Se observamos aquilo que nasceu ao redor dos mosteiros, como naqueles lugares nasceram e ainda continuam a nascer pequenos paraísos, oásis da criação, torna-se evidente que tudo isto não são só palavras, mas onde a Palavra do Criador foi compreendida de uma maneira correcta, onde houve vida com o Criador Redentor, ali houve compromisso em vista de salvar a criação, e não de a destruir. 

Deste contexto faz parte também o capítulo 8 da Carta aos Romanos, onde se afirma que a criação sofre e geme devido à submissão em que se encontra e que espera a revelação dos filhos de Deus: sentir-se-á livre, quando vierem criaturas, homens que são filhos de Deus e que a tratarem a partir de Deus. Julgo que é precisamente isto que nós, hoje em dia, podemos constatar como realidade: a criação geme – vemo-lo, quase que o sentimos – e espera pessoas humanas que a considerem a partir de Deus. 

O consumo brutal da criação começa lá onde Deus não está, onde a matéria já é somente material para nós, onde nós mesmos somos a última instância, onde o conjunto é simplesmente nossa propriedade e onde o consumimos somente para nós mesmos. E o desperdício da criação começa onde já não reconhecemos qualquer instância acima de nós, mas vemo-nos unicamente a nós mesmos; tem início lá onde já não existe qualquer dimensão da vida acima da morte, onde nesta vida temos que nos apoderar de tudo e possuir a vida na máxima intensidade possível, onde temos que possuir tudo aquilo que é possível possuir.
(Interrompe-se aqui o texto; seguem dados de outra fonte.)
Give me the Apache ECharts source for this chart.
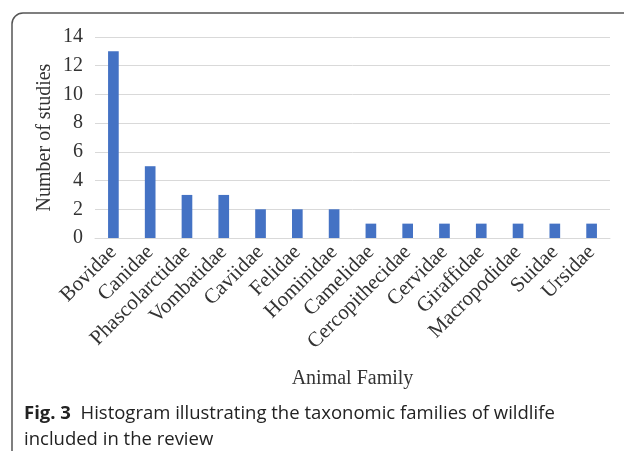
<!DOCTYPE html>
<html>
<head>
<meta charset="utf-8">
<script src="https://cdn.jsdelivr.net/npm/echarts@6/dist/echarts.min.js"></script>
<style>html,body{margin:0;padding:0;background:#fff;}#c{width:624px;height:451px;}</style>
</head>
<body>
<div id="c"></div>
<script>
const categories = ['Bovidae','Canidae','Phascolarctidae','Vombatidae','Caviidae','Felidae','Hominidae','Camelidae','Cercopithecidae','Cervidae','Giraffidae','Macropodidae','Suidae','Ursidae'];
const studies = [13,5,3,3,2,2,2,1,1,1,1,1,1,1];
const yTicks = {min:0, max:14, interval:2};

const chart = echarts.init(document.getElementById('c'));
const serif = 'Liberation Serif';
chart.setOption({
  animation:false,
  backgroundColor:'#fff',
  grid:{left:95, right:14, top:37, bottom:213, containLabel:false},
  xAxis:{
    type:'category', data:categories,
    axisLine:{show:true, lineStyle:{color:'#d9d9d9', width:1}},
    axisTick:{show:false},
    axisLabel:{interval:0, rotate:45, fontFamily:serif, fontSize:21, color:'#333', margin:11},
    name:'Animal Family', nameLocation:'middle', nameGap:131, nameMoveOverlap:false,
    nameTextStyle:{fontFamily:serif, fontSize:20, color:'#333'}
  },
  yAxis:{
    type:'value', min:yTicks.min, max:yTicks.max, interval:yTicks.interval,
    axisLine:{show:false}, axisTick:{show:false},
    splitLine:{lineStyle:{color:'#d9d9d9', width:1}},
    axisLabel:{fontFamily:serif, fontSize:20, color:'#333', margin:12},
    name:'Number of studies', nameLocation:'middle', nameGap:40, nameMoveOverlap:false,
    nameTextStyle:{fontFamily:serif, fontSize:20, color:'#333'}
  },
  series:[{type:'bar', data:studies, barWidth:'29%', itemStyle:{color:'#4472C4'}}],
  title:{
    left:19, top:396,
    text:'{b|Fig. 3}  Histogram illustrating the taxonomic families of wildlife\nincluded in the review',
    textStyle:{fontFamily:'Open Sans', fontSize:18.5, fontWeight:'normal', color:'#222', lineHeight:26,
      rich:{b:{fontFamily:'Open Sans', fontSize:18.5, fontWeight:'bold', color:'#222', lineHeight:26}}}
  },
  graphic:[{type:'rect', shape:{x:12, y:13, width:800, height:600, r:[11,0,0,0]}, style:{fill:'none', stroke:'#555', lineWidth:1.5}, silent:true, z:-1}]
});
</script>
</body>
</html>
Portanto, julgo que instâncias verdadeiras e eficazes contra o desperdício e a destruição da criação podem ser realizadas e desenvolvidas, compreendidas e vividas somente lá onde a criação é considerada a partir de Deus; onde a vida é considerada a partir de Deus e tem maiores dimensões – na responsabilidade diante de Deus – e um dia nos será plenamente concedida por Deus e jamais tirada: se doarmos a vida, nós haveremos de recebê-la.


Assim, penso, temos que tentar com todos os meios de que dispomos, apresentar a fé em público, especialmente lá onde já existe alguma sensibilidade no que se lhe refere. E julgo que a sensação de que o mundo talvez esteja a sair do nosso controle – porque nós mesmos o expulsamos – e o facto de nos sentirmos oprimidos pelos problemas da criação, é precisamente isto que nos oferece a ocasião adequada em que a nossa fé pode falar publicamente, e pode fazer-se valer como uma instância propositiva. 

Efectivamente, não se trata apenas de encontrar técnicas que previnam os prejuízos, embora seja importante encontrar energias alternativas. No entanto, tudo isto não será suficiente, se nós mesmos não encontrarmos um novo estilo de vida, uma disciplina feita também de renúncias, uma disciplina do reconhecimento do próximo, a quem a criação pertence tanto quanto a nós, que podemos dispor da mesma mais facilmente; uma disciplina da responsabilidade em relação ao futuro dos outros e do nosso próprio futuro, porque se trata da responsabilidade diante Daquele que é o nosso Juiz e, enquanto Juiz, é Redentor, mas por isso também verdadeiramente nosso Juiz. 

Por conseguinte, penso que é necessário unir de qualquer maneira estas duas dimensões – Criação e Redenção, vida terrena e vida eterna, responsabilidade em relação à criação e responsabilidade a propósito dos outros e do futuro – e que a nossa tarefa consista em intervir assim, de maneira clara e decidida, na opinião pública. 

Para sermos ouvidos, temos que demonstrar contemporaneamente mediante o nosso próprio exemplo, com o nosso próprio estilo de vida, que estamos a falar de uma mensagem em que nós próprios acreditamos e segundo o qual é possível viver. E queremos pedir ao Senhor que ajude todos nós a viver a fé, a responsabilidade da fé, de tal maneira que o nosso estilo de vida consiga tornar-se testemunho e, em seguida, a falar de tal forma que as nossas palavras apresentem de modo credível a fé como orientação nesta nossa época.